* **Written request**:
Your task is to retype the lines from the opening of the material through the line that includes "const cetIntlChanges = ['-30bpts', '-100bpts'];". Do not copy the pictures.

* **Given information**:
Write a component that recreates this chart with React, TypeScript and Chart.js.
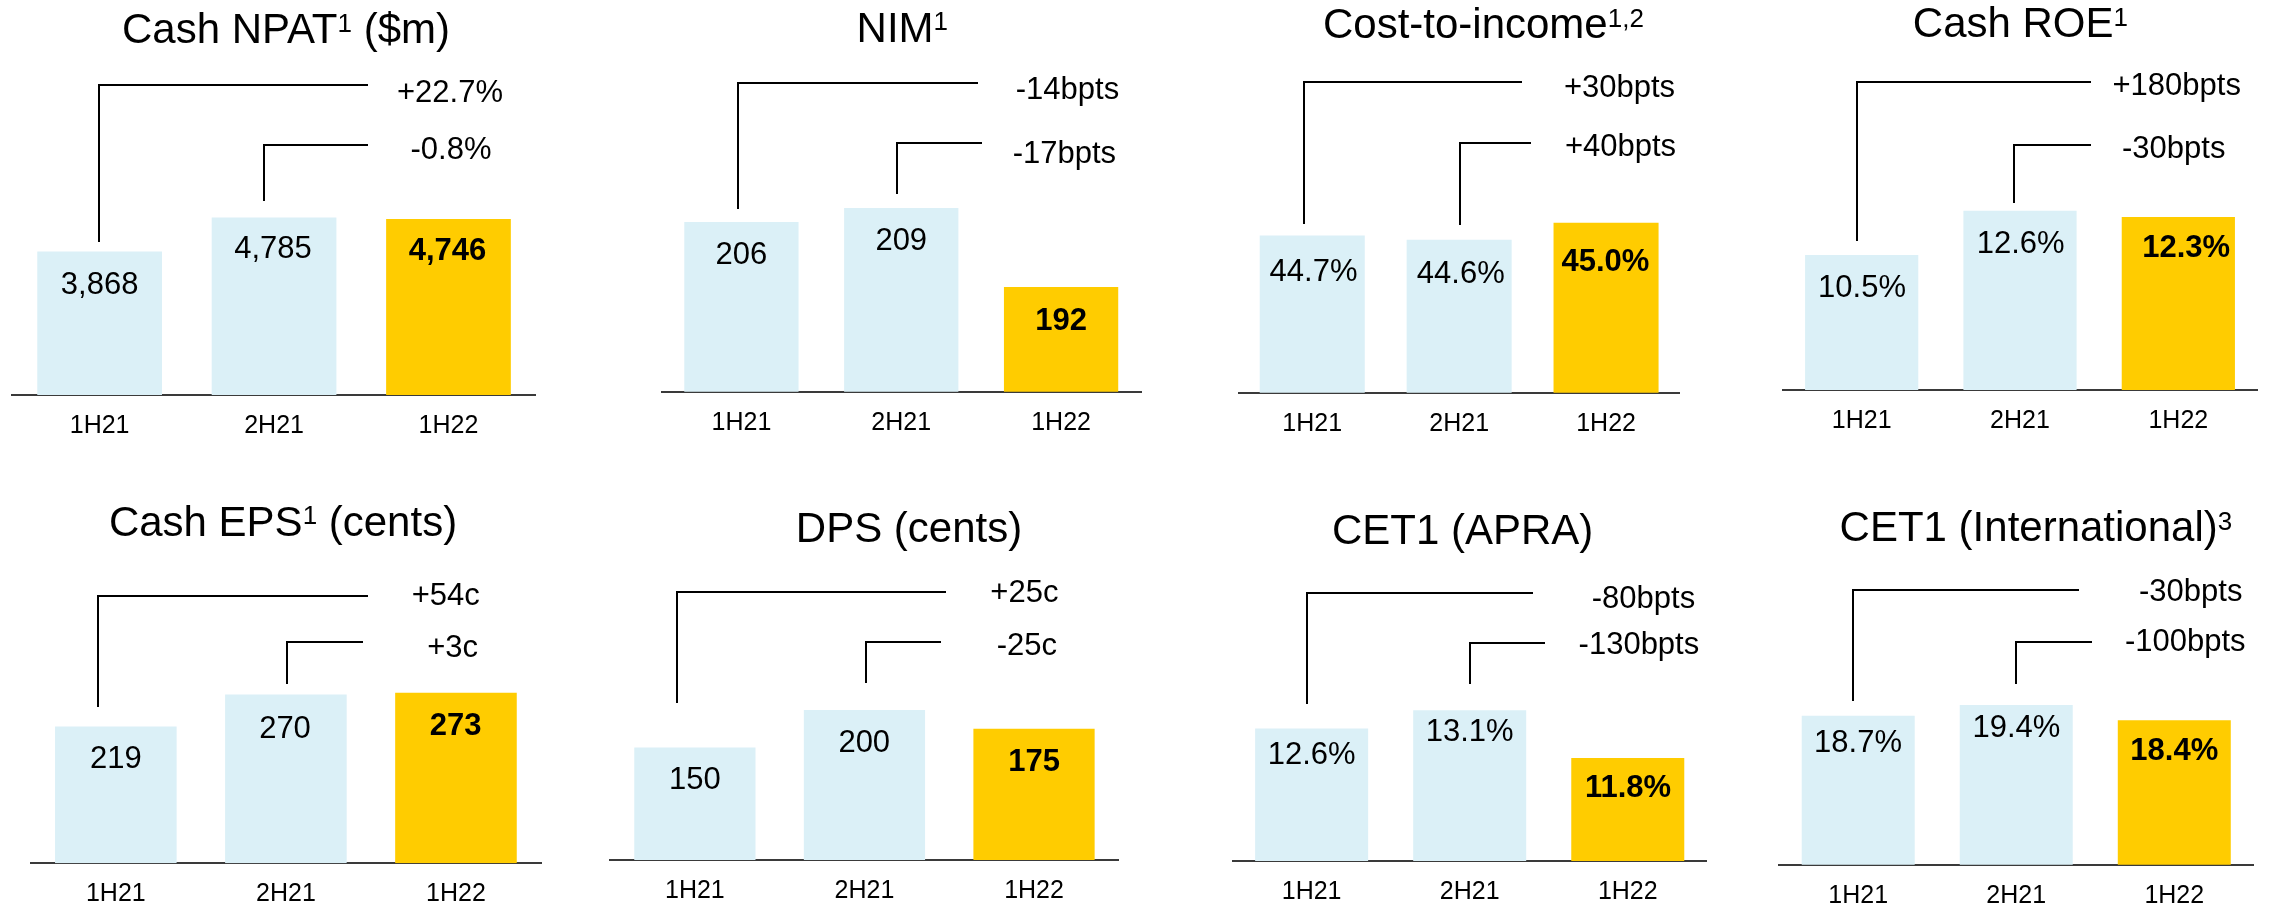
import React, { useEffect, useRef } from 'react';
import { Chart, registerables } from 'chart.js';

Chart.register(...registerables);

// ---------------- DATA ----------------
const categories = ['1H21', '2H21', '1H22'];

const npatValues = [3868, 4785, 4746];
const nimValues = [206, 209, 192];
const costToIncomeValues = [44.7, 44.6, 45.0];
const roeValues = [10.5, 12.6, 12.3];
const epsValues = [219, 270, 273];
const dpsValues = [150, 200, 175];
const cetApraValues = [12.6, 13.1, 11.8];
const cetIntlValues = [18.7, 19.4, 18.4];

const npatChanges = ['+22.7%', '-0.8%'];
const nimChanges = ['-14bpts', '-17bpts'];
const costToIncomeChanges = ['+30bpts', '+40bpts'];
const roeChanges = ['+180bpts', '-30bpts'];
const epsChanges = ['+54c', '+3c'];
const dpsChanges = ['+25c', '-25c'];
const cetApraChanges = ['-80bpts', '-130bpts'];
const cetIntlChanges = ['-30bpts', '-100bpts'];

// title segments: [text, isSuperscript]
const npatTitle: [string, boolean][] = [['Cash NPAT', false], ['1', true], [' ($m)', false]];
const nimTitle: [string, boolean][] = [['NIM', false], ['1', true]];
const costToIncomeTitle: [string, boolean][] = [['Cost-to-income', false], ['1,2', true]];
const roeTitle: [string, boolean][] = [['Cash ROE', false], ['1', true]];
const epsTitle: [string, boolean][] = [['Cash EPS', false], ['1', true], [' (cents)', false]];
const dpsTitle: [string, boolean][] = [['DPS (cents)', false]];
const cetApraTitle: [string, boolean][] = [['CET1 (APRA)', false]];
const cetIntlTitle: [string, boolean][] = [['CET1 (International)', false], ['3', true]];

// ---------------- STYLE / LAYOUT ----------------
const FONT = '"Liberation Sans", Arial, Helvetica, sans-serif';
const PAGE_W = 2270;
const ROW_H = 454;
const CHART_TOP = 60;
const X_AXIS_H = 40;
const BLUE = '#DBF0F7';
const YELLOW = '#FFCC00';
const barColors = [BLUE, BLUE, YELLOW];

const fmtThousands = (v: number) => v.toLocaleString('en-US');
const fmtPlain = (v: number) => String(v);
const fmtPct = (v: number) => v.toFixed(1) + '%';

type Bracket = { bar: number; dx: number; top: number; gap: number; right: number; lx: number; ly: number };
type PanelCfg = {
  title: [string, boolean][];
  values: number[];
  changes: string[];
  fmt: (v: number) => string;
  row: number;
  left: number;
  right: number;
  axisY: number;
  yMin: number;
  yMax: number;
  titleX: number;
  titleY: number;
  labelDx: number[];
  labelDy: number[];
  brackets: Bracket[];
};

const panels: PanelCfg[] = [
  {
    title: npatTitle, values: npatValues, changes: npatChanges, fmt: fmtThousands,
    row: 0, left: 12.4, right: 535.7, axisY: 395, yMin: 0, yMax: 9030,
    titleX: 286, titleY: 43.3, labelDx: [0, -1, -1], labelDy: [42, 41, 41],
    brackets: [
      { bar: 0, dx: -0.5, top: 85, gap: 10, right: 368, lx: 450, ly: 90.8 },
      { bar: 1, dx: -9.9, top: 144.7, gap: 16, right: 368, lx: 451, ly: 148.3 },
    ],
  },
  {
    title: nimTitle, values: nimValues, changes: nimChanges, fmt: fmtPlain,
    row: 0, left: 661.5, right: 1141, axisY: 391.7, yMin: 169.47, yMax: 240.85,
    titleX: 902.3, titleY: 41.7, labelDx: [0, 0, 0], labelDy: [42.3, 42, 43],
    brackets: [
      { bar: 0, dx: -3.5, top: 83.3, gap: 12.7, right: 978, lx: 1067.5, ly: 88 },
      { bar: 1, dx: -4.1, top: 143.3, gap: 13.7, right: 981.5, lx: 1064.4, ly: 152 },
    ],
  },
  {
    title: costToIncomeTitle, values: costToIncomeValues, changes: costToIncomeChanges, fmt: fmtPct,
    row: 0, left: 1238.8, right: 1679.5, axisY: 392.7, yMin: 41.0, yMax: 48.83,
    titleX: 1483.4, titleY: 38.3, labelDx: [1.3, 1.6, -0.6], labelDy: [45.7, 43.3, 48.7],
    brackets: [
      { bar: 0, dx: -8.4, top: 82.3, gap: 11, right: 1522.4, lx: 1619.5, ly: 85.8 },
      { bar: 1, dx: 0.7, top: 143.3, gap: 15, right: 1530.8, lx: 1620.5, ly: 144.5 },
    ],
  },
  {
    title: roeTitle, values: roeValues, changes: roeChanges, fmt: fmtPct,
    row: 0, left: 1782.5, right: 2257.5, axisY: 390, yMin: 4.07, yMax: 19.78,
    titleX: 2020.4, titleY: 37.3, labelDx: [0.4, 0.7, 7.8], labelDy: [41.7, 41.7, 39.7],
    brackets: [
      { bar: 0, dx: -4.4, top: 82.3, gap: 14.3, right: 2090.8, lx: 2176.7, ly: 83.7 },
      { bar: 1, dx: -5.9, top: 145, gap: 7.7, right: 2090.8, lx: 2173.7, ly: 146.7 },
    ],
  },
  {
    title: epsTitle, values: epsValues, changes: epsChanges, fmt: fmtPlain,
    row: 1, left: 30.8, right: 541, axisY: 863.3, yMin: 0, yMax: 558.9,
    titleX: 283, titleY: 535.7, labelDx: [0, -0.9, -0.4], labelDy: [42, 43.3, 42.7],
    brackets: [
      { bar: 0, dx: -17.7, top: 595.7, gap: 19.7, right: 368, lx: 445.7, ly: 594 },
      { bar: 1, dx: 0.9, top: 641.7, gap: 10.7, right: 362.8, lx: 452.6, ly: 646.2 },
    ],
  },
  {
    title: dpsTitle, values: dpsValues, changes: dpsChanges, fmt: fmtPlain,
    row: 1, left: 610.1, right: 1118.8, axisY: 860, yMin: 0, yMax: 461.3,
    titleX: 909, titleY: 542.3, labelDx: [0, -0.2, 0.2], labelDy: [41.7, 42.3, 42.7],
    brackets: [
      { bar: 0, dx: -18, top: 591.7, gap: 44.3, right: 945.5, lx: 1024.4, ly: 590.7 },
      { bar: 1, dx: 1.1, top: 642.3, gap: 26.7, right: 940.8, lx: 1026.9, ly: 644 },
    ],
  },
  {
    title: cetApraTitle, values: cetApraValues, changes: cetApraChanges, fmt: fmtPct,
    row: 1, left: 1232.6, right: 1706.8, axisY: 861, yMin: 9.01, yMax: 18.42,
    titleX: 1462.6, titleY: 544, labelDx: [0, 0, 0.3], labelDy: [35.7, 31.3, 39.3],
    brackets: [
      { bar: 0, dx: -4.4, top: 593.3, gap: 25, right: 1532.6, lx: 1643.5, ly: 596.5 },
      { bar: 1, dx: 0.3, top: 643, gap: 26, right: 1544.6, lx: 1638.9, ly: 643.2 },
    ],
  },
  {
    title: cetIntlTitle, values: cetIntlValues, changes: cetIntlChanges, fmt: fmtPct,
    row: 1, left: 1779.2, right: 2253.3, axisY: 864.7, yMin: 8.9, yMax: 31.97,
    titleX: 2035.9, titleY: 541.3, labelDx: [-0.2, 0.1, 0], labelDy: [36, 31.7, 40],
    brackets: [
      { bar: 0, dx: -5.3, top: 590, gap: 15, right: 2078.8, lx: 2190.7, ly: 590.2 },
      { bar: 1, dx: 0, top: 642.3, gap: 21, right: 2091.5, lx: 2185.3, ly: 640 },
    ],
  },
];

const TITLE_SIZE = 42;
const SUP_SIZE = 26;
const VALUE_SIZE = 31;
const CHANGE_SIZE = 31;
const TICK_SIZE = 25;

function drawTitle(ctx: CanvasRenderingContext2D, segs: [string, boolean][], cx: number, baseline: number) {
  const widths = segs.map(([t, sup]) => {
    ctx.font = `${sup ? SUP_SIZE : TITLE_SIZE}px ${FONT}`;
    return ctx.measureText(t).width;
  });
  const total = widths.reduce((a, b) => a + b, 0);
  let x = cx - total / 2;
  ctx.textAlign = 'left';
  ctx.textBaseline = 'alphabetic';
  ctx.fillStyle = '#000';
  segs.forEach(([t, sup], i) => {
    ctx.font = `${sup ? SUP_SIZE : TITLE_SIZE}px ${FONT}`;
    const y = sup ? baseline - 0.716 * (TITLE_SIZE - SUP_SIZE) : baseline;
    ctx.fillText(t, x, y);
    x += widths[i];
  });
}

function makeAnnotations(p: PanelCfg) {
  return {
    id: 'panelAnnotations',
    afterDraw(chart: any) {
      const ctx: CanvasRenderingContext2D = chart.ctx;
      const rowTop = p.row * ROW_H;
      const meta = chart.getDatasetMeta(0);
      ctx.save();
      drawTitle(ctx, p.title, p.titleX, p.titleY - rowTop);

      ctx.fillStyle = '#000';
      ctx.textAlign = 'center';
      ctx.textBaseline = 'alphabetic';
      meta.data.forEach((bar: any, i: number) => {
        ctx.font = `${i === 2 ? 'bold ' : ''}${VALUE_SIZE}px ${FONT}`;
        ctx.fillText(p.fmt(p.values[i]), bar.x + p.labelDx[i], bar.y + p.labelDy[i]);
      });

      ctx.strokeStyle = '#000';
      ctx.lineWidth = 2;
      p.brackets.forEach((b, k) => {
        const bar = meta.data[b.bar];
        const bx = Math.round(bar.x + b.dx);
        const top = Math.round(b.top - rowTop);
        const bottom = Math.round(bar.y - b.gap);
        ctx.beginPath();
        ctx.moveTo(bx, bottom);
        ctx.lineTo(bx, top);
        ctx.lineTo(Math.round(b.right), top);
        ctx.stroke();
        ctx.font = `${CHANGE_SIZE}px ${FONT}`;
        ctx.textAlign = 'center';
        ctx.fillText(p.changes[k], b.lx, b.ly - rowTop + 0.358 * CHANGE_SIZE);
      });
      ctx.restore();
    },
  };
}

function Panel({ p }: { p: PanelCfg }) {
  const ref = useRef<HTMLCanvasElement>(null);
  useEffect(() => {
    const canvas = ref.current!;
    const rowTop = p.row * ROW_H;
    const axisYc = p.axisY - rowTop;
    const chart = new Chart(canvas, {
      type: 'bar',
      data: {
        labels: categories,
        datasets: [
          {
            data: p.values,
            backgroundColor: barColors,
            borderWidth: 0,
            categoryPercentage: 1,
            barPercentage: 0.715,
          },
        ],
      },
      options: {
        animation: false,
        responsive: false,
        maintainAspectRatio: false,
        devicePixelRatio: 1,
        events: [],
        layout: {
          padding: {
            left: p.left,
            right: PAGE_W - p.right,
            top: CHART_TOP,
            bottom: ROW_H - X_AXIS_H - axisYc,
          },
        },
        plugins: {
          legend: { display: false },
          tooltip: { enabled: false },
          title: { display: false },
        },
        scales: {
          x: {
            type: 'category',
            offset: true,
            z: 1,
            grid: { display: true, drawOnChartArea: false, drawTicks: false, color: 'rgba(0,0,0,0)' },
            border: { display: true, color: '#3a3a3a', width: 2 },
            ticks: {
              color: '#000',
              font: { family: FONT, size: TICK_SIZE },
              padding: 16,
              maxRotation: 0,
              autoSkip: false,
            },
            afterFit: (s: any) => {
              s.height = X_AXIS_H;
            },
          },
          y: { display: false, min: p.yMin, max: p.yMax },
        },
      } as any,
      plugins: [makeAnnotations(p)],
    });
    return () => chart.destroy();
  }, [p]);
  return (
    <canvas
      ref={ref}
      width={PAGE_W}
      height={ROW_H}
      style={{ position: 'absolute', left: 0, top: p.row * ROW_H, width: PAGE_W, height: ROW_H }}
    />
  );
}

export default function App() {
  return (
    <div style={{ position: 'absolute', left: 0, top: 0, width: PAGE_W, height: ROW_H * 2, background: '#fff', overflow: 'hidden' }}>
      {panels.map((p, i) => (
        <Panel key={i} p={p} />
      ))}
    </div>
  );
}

* **Answer to the task**:
Write a component that recreates this chart with React, TypeScript and Chart.js.
import React, { useEffect, useRef } from 'react';
import { Chart, registerables } from 'chart.js';

Chart.register(...registerables);

// ---------------- DATA ----------------
const categories = ['1H21', '2H21', '1H22'];

const npatValues = [3868, 4785, 4746];
const nimValues = [206, 209, 192];
const costToIncomeValues = [44.7, 44.6, 45.0];
const roeValues = [10.5, 12.6, 12.3];
const epsValues = [219, 270, 273];
const dpsValues = [150, 200, 175];
const cetApraValues = [12.6, 13.1, 11.8];
const cetIntlValues = [18.7, 19.4, 18.4];

const npatChanges = ['+22.7%', '-0.8%'];
const nimChanges = ['-14bpts', '-17bpts'];
const costToIncomeChanges = ['+30bpts', '+40bpts'];
const roeChanges = ['+180bpts', '-30bpts'];
const epsChanges = ['+54c', '+3c'];
const dpsChanges = ['+25c', '-25c'];
const cetApraChanges = ['-80bpts', '-130bpts'];
const cetIntlChanges = ['-30bpts', '-100bpts'];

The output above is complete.